* Requirements:
In your copy, leave out the pictures; write out all the data exactly.
□ □ □
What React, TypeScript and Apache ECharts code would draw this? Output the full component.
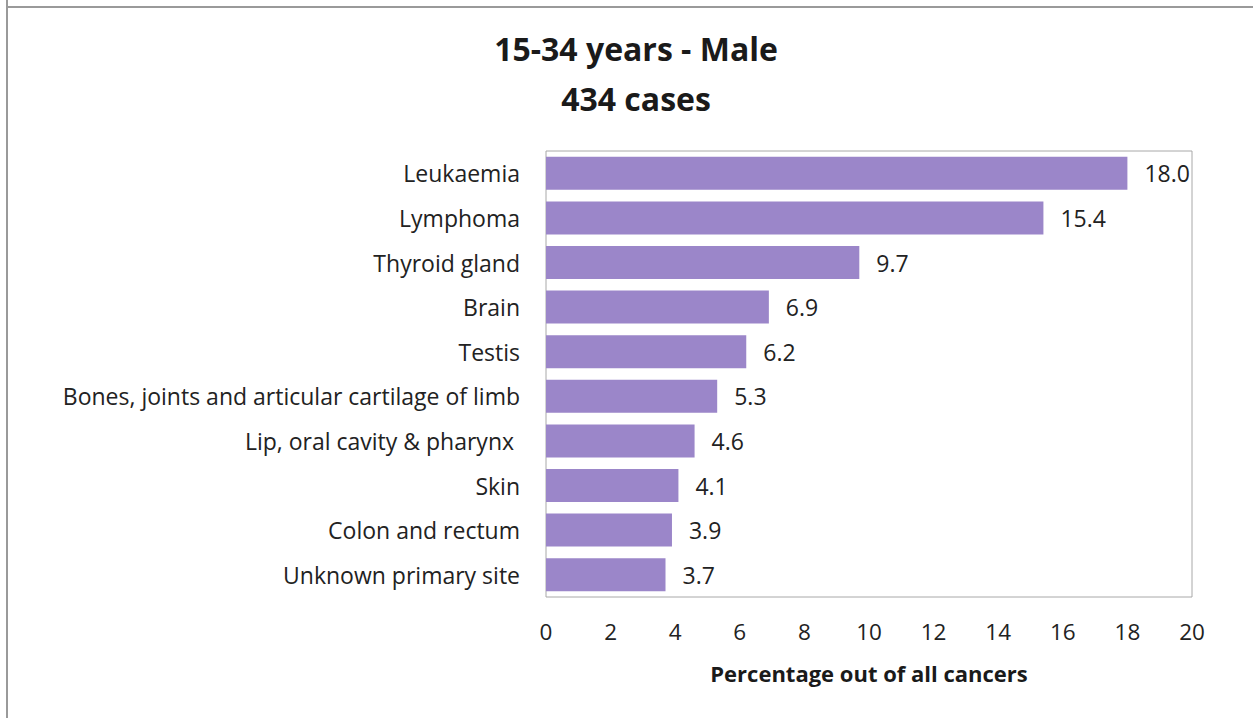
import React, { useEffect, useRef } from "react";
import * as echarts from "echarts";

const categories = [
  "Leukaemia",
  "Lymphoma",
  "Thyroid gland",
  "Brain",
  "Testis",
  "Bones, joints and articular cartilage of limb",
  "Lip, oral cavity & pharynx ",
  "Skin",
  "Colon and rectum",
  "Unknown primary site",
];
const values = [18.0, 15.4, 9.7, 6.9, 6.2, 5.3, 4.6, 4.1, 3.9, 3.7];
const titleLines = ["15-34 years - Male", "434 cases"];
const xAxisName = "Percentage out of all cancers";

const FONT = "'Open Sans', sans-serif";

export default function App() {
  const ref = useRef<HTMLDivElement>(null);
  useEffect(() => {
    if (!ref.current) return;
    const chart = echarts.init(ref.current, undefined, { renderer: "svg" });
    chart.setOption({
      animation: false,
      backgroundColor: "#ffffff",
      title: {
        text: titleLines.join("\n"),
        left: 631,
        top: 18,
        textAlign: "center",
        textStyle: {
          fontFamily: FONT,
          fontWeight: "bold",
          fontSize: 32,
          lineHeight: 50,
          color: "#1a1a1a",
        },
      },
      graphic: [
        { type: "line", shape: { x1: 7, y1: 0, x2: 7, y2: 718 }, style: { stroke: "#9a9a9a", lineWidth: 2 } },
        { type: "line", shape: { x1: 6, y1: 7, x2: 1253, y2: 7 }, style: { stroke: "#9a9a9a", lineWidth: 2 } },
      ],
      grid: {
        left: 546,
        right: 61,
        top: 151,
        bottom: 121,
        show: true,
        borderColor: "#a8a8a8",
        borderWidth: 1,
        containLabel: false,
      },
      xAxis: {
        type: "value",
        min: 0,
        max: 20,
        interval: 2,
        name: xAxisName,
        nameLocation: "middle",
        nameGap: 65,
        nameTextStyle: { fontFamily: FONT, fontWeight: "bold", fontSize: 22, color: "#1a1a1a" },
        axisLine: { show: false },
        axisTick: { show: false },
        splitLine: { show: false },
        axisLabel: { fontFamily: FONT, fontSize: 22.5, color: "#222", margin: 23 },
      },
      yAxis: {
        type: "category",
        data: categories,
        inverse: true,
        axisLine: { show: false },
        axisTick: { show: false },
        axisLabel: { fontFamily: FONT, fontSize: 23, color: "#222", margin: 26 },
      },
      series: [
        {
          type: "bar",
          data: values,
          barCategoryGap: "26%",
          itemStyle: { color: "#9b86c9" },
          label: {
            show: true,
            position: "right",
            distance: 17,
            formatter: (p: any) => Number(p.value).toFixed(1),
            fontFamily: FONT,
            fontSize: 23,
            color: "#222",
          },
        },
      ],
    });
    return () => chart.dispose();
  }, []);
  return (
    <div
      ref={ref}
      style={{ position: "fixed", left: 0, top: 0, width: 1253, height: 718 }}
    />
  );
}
□ □ □
* Response to this exercise:
What React, TypeScript and Apache ECharts code would draw this? Output the full component.
import React, { useEffect, useRef } from "react";
import * as echarts from "echarts";

const categories = [
  "Leukaemia",
  "Lymphoma",
  "Thyroid gland",
  "Brain",
  "Testis",
  "Bones, joints and articular cartilage of limb",
  "Lip, oral cavity & pharynx ",
  "Skin",
  "Colon and rectum",
  "Unknown primary site",
];
const values = [18.0, 15.4, 9.7, 6.9, 6.2, 5.3, 4.6, 4.1, 3.9, 3.7];
const titleLines = ["15-34 years - Male", "434 cases"];
const xAxisName = "Percentage out of all cancers";

const FONT = "'Open Sans', sans-serif";

export default function App() {
  const ref = useRef<HTMLDivElement>(null);
  useEffect(() => {
    if (!ref.current) return;
    const chart = echarts.init(ref.current, undefined, { renderer: "svg" });
    chart.setOption({
      animation: false,
      backgroundColor: "#ffffff",
      title: {
        text: titleLines.join("\n"),
        left: 631,
        top: 18,
        textAlign: "center",
        textStyle: {
          fontFamily: FONT,
          fontWeight: "bold",
          fontSize: 32,
          lineHeight: 50,
          color: "#1a1a1a",
        },
      },
      graphic: [
        { type: "line", shape: { x1: 7, y1: 0, x2: 7, y2: 718 }, style: { stroke: "#9a9a9a", lineWidth: 2 } },
        { type: "line", shape: { x1: 6, y1: 7, x2: 1253, y2: 7 }, style: { stroke: "#9a9a9a", lineWidth: 2 } },
      ],
      grid: {
        left: 546,
        right: 61,
        top: 151,
        bottom: 121,
        show: true,
        borderColor: "#a8a8a8",
        borderWidth: 1,
        containLabel: false,
      },
      xAxis: {
        type: "value",
        min: 0,
        max: 20,
        interval: 2,
        name: xAxisName,
        nameLocation: "middle",
        nameGap: 65,
        nameTextStyle: { fontFamily: FONT, fontWeight: "bold", fontSize: 22, color: "#1a1a1a" },
        axisLine: { show: false },
        axisTick: { show: false },
        splitLine: { show: false },
        axisLabel: { fontFamily: FONT, fontSize: 22.5, color: "#222", margin: 23 },
      },
      yAxis: {
        type: "category",
        data: categories,
        inverse: true,
        axisLine: { show: false },
        axisTick: { show: false },
        axisLabel: { fontFamily: FONT, fontSize: 23, color: "#222", margin: 26 },
      },
      series: [
        {
          type: "bar",
          data: values,
          barCategoryGap: "26%",
          itemStyle: { color: "#9b86c9" },
          label: {
            show: true,
            position: "right",
            distance: 17,
            formatter: (p: any) => Number(p.value).toFixed(1),
            fontFamily: FONT,
            fontSize: 23,
            color: "#222",
          },
        },
      ],
    });
    return () => chart.dispose();
  }, []);
  return (
    <div
      ref={ref}
      style={{ position: "fixed", left: 0, top: 0, width: 1253, height: 718 }}
    />
  );
}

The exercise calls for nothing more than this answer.